When it comes to choosing a supplier for our energy needs, price and quality of service are the two most looked upon aspects of a service provider. These two will dictate your choices and will either seal or break the deal. Excellent customer service is always a good selling point for any company. It's just common sense.
The natural gas market is highly dependent on supply and demand. Energy is finite and there are only a few existing alternatives for natural gas, fuel for heating and electricity generation in this world. Better keep your eyes open for any news on the increase or decrease in prices as these will definitely affect your next bill. Especially in the winter where everyone wants to stay warm and cozy indoors, which leads to a higher demand for gas supply.
There are two ways to go around paying for your gas: fixed or variable. Fixed prices, as the name goes, means you pay the same amount each month. An advantage is that you are, in a way, not affected by the fluctuations in price. Your company will still provide you with your needs even if you are paying less for the actual price of the gas you consume. Disadvantage is, when the prices do go down, you are actually paying more for your gas. So it's a give-and-take kind of deal. For variable pricing, you pay what the market tells you to pay for your gas supply. If demand is low this month, you'll pay less. If it's up, you pay more. Expect some drastic changes in prices every now and then.

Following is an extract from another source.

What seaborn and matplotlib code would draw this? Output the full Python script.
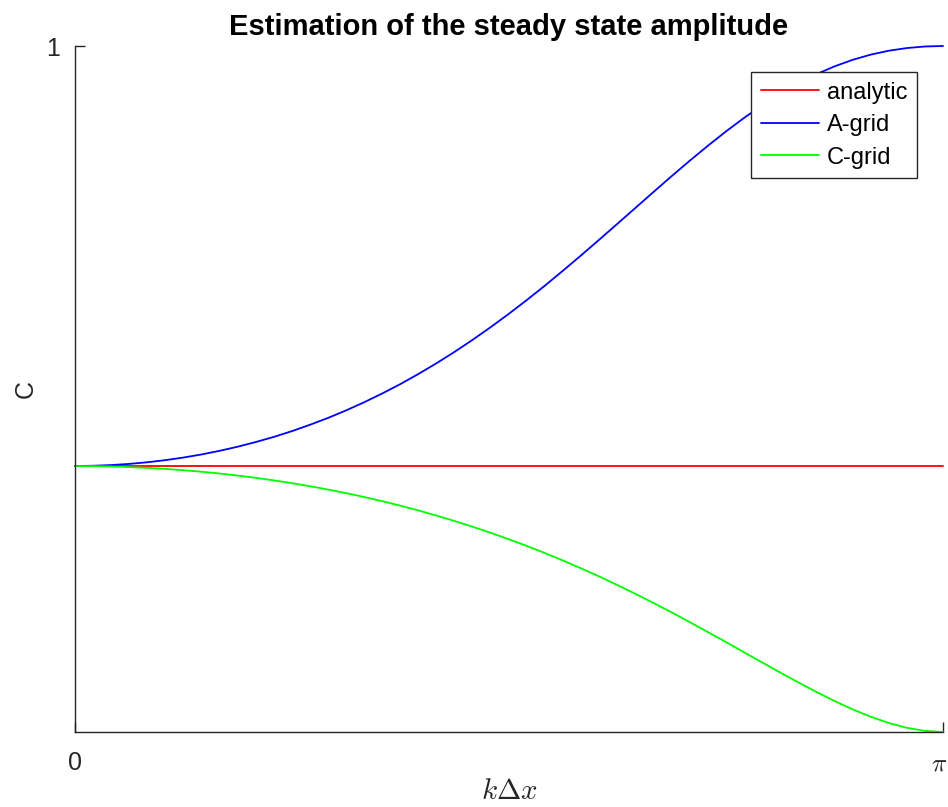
import numpy as np
import pandas as pd
import matplotlib
matplotlib.use("Agg")
import matplotlib.pyplot as plt
import matplotlib.transforms as mtransforms
import seaborn as sns

# Non-dimensional wavenumber k*dx (radians, 0..pi)
kdx = [0.0000, 0.0654, 0.1309, 0.1963, 0.2618, 0.3272, 0.3927, 0.4581,
       0.5236, 0.5890, 0.6545, 0.7199, 0.7854, 0.8508, 0.9163, 0.9817,
       1.0472, 1.1126, 1.1781, 1.2435, 1.3090, 1.3744, 1.4399, 1.5053,
       1.5708, 1.6362, 1.7017, 1.7671, 1.8326, 1.8980, 1.9635, 2.0289,
       2.0944, 2.1598, 2.2253, 2.2907, 2.3562, 2.4216, 2.4871, 2.5525,
       2.6180, 2.6834, 2.7489, 2.8143, 2.8798, 2.9452, 3.0107, 3.0761,
       3.1416]

# Steady state amplitude for each scheme
analytic = [0.3877] * len(kdx)
a_grid = [0.3877, 0.3881, 0.3891, 0.3908, 0.3932, 0.3963, 0.4001, 0.4046,
          0.4099, 0.4159, 0.4227, 0.4302, 0.4386, 0.4479, 0.4579, 0.4689,
          0.4808, 0.4936, 0.5073, 0.5220, 0.5377, 0.5543, 0.5719, 0.5904,
          0.6098, 0.6300, 0.6510, 0.6728, 0.6951, 0.7179, 0.7410, 0.7642,
          0.7874, 0.8104, 0.8329, 0.8546, 0.8755, 0.8952, 0.9136, 0.9304,
          0.9455, 0.9589, 0.9703, 0.9798, 0.9874, 0.9931, 0.9970, 0.9993,
          1.0000]
c_grid = [0.3877, 0.3876, 0.3871, 0.3862, 0.3850, 0.3835, 0.3816, 0.3794,
          0.3768, 0.3738, 0.3705, 0.3668, 0.3627, 0.3583, 0.3534, 0.3482,
          0.3425, 0.3364, 0.3299, 0.3229, 0.3154, 0.3075, 0.2991, 0.2903,
          0.2809, 0.2711, 0.2607, 0.2498, 0.2384, 0.2266, 0.2142, 0.2013,
          0.1880, 0.1743, 0.1601, 0.1457, 0.1311, 0.1162, 0.1014, 0.0867,
          0.0723, 0.0584, 0.0452, 0.0331, 0.0223, 0.0132, 0.0061, 0.0016,
          0.0000]

series_names = ["analytic", "A-grid", "C-grid"]
series_colors = ["#ff0000", "#0000ff", "#00ff00"]

df = pd.concat([
    pd.DataFrame({"kdx": kdx, "C": vals, "scheme": name})
    for name, vals in zip(series_names, [analytic, a_grid, c_grid])
], ignore_index=True)

sns.set_style("white")
plt.rcParams["font.family"] = ["Liberation Sans", "DejaVu Sans"]
plt.rcParams["mathtext.fontset"] = "cm"

ink = "#262626"

fig = plt.figure(figsize=(9.48, 8.07), dpi=100)
ax = fig.add_axes([75 / 948, 1 - 732 / 807, 868 / 948, 686 / 807])

sns.lineplot(data=df, x="kdx", y="C", hue="scheme", hue_order=series_names,
             palette=series_colors, linewidth=1.3, ax=ax, clip_on=False,
             sort=False)

ax.set_xlim(0, np.pi)
ax.set_ylim(0, 1)
ax.set_xticks([0, np.pi])
ax.set_xticklabels(["0", r"$\pi$"], fontsize=18)
ax.set_yticks([1])
ax.set_yticklabels(["1"], fontsize=18)
ax.tick_params(direction="in", length=7, width=1, color=ink,
               labelcolor=ink, bottom=True, left=True)
ax.tick_params(axis="x", pad=14)
ax.tick_params(axis="y", pad=11)

# keep the pi label inside the canvas
pi_label = ax.get_xticklabels()[1]
pi_label.set_transform(pi_label.get_transform() +
                       mtransforms.ScaledTranslation(-4 / 100, 0,
                                                     fig.dpi_scale_trans))

for side in ["top", "right"]:
    ax.spines[side].set_visible(False)
for side in ["left", "bottom"]:
    ax.spines[side].set_color(ink)
    ax.spines[side].set_linewidth(1.0)

ax.set_title("Estimation of the steady state amplitude", fontsize=21,
             fontweight="bold", pad=8, color="black")
ax.set_xlabel(r"$k\Delta x$", fontsize=21, labelpad=1, color=ink)
ax.set_ylabel("C", fontsize=18, labelpad=6, color=ink)

leg = ax.legend(loc="upper right", bbox_to_anchor=(0.970, 0.962),
                borderaxespad=0, fontsize=17, handlelength=2.45,
                handletextpad=0.35, labelspacing=0.45, frameon=True,
                fancybox=False, edgecolor=ink, framealpha=1,
                borderpad=0.4)
leg.get_frame().set_linewidth(1.0)
for line in leg.get_lines():
    line.set_linewidth(1.3)
for txt in leg.get_texts():
    txt.set_color("black")

fig.savefig("out.png", dpi=100)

Other than price, quality of service is also a main reason why you choose a certain service provider. Stories about freak accidents, houses with leaky gas pipes and faulty valves blowing up pop-up every now and then. Your supplier should have scheduled inspections of the pipes in your house and your neighborhood. They should also be quick to respond to any safety concerns, from noisy pipes to your house smelling like gas. Also monitor your gas usage by checking your meter each month and see if everything is exact on your bill. Your supplier should be able to resolve complaints and disputes immediately. Review your contract before going in one; but if you can, skip the contract altogether. A contract only binds you and when things go south, you're stuck.